<<<<

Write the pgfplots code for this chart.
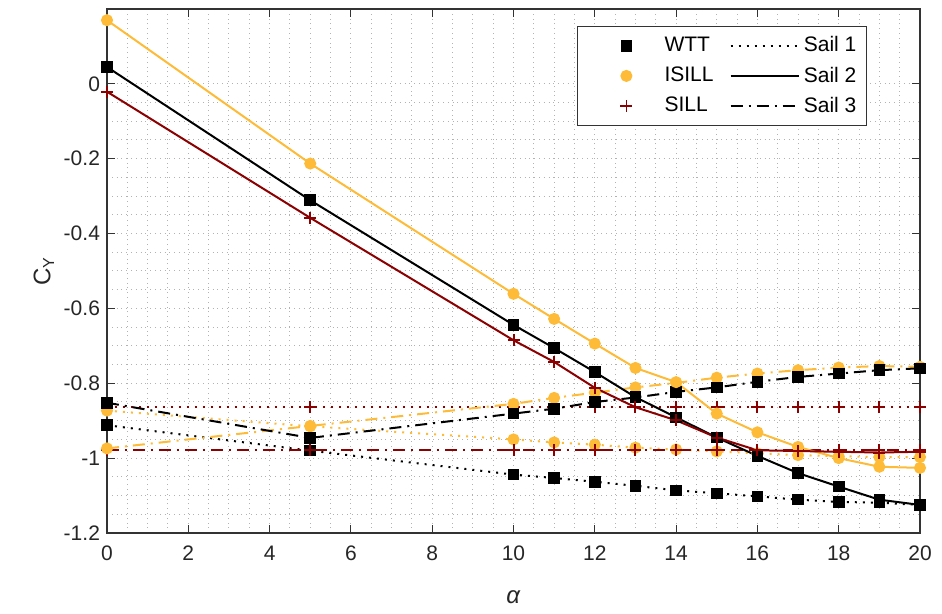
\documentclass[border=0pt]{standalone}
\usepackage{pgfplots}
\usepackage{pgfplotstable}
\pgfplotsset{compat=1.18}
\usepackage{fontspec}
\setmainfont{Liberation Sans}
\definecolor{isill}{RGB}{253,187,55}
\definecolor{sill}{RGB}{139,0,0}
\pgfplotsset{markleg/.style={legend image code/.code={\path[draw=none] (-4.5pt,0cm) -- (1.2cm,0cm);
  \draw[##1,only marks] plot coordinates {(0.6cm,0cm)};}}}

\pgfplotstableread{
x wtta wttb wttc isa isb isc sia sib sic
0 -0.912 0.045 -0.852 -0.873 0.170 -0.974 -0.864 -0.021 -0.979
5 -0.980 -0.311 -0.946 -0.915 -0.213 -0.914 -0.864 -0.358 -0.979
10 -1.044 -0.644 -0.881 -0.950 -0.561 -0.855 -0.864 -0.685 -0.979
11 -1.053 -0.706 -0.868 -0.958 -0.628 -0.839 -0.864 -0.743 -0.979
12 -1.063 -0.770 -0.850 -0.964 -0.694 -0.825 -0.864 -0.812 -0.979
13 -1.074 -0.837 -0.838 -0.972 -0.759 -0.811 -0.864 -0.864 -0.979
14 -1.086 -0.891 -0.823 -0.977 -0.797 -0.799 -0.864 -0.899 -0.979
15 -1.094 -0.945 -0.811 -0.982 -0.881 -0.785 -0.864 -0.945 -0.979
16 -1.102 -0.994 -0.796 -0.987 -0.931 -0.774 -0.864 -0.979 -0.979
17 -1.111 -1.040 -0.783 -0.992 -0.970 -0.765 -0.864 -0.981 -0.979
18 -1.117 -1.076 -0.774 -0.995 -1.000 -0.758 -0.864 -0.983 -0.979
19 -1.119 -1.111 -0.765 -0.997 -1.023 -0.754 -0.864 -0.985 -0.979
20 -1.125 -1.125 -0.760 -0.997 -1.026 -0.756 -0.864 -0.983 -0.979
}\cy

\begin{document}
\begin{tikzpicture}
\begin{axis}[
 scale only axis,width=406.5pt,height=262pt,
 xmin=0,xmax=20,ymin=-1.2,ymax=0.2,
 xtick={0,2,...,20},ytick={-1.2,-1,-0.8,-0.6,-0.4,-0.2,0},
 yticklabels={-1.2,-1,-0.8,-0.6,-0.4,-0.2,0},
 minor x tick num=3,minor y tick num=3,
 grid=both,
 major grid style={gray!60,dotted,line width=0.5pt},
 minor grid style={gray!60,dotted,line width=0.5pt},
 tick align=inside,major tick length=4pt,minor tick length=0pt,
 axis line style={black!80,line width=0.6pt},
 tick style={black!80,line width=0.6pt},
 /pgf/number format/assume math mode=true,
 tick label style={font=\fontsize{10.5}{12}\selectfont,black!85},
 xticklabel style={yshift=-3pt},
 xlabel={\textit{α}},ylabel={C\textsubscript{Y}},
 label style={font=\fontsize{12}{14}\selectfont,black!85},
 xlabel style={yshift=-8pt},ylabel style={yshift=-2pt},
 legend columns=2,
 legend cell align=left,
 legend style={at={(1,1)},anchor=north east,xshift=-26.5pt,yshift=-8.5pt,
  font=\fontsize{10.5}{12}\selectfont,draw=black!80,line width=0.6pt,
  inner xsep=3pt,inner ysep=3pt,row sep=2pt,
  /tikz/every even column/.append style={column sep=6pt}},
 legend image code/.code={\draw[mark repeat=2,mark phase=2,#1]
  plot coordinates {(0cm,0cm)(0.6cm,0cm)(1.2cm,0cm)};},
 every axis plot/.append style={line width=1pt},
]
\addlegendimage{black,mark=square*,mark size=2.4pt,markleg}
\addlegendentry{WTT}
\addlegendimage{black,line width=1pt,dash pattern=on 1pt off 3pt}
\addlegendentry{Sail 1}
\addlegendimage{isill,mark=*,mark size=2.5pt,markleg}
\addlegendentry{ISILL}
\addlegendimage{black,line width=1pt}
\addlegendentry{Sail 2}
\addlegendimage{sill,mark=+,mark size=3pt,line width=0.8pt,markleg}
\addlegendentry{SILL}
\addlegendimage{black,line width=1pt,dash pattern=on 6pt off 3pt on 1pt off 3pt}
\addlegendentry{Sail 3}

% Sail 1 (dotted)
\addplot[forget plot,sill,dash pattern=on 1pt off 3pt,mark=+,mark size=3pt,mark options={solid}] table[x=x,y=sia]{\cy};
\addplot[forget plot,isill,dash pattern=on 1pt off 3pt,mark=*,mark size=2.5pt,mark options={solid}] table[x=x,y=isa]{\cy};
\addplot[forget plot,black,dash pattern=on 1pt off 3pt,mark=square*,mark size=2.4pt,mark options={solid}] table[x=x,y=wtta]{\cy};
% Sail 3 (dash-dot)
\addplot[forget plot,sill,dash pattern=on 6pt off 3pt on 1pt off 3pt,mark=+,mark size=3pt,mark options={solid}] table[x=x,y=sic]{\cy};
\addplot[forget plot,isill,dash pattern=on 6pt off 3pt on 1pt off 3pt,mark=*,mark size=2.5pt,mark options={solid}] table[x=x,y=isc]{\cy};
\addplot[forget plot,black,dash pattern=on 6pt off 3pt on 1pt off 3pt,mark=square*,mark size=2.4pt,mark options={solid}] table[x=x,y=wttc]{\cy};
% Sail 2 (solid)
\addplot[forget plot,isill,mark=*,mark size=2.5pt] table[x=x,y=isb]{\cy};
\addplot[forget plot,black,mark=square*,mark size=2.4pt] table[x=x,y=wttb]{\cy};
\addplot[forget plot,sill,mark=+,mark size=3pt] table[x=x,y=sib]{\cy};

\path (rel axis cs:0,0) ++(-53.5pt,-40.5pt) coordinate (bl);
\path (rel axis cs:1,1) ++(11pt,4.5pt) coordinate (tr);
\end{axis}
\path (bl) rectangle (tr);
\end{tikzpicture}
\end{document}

>>>>

YOUR TASK
Restate, line by line and word for word, everything from the top of the material through the line that contains "marks] plot coordinates". Leave pictures out.

FULL ANSWER
Write the pgfplots code for this chart.
\documentclass[border=0pt]{standalone}
\usepackage{pgfplots}
\usepackage{pgfplotstable}
\pgfplotsset{compat=1.18}
\usepackage{fontspec}
\setmainfont{Liberation Sans}
\definecolor{isill}{RGB}{253,187,55}
\definecolor{sill}{RGB}{139,0,0}
\pgfplotsset{markleg/.style={legend image code/.code={\path[draw=none] (-4.5pt,0cm) -- (1.2cm,0cm);
  \draw[##1,only marks] plot coordinates {(0.6cm,0cm)};}}}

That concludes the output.